China is the main importer of Iranian oil.

OPEC+ decision boosts oil prices

Earlier this week, reports claimed that OPEC+ could delay their planned hike in oil production from December.

The cartel is expected to increase oil production by 180,000 barrels per day from December as part of a plan to reverse its voluntary output cuts. 

Saudi Arabia, the de facto leader of the group, had earlier hinted about its desire to regain market share at the expense of lower oil prices.

However, global prices had fallen below $70 per barrel after Israel’s limited attack on Iran. This made things complicated for OPEC as most of its members depend on oil exports. 

Oil price forecast

The WTI oil price is trading above its immediate resistance of $71.24 per barrel. According to Fxempire, if prices breach $71.81, the US benchmark could strengthen further around $72.31 per barrel. 

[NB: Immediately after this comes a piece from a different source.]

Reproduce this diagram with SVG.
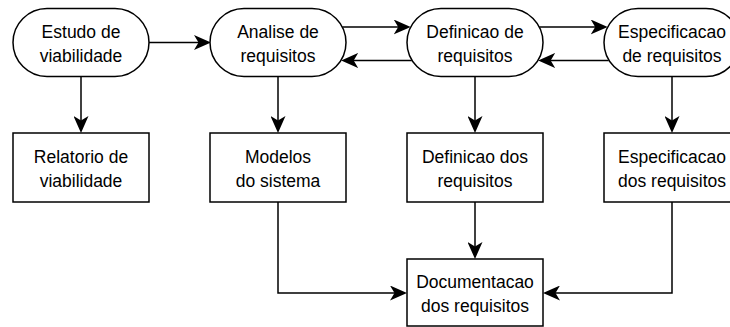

“On the downside, the first line of support sits at $70.13, with additional support at $69.48 and $68.92 if sellers step in,” Arslan Ali, author at Fxempire.com. 

Source: TradingView & Fxempire

The 50-day EMA at $69.19 offers underlying support, while the 200-day EMA near $70.17 aligns closely with current levels, signaling indecision.

Brent prices are also trading above its immediate resistance of $74.73 per barrel. The next targets are $75.10 and $75.53. 

“On the downside, initial support sits at $73.56, with deeper levels at $72.99 and $72.39 if prices begin to retrace,” Ali said.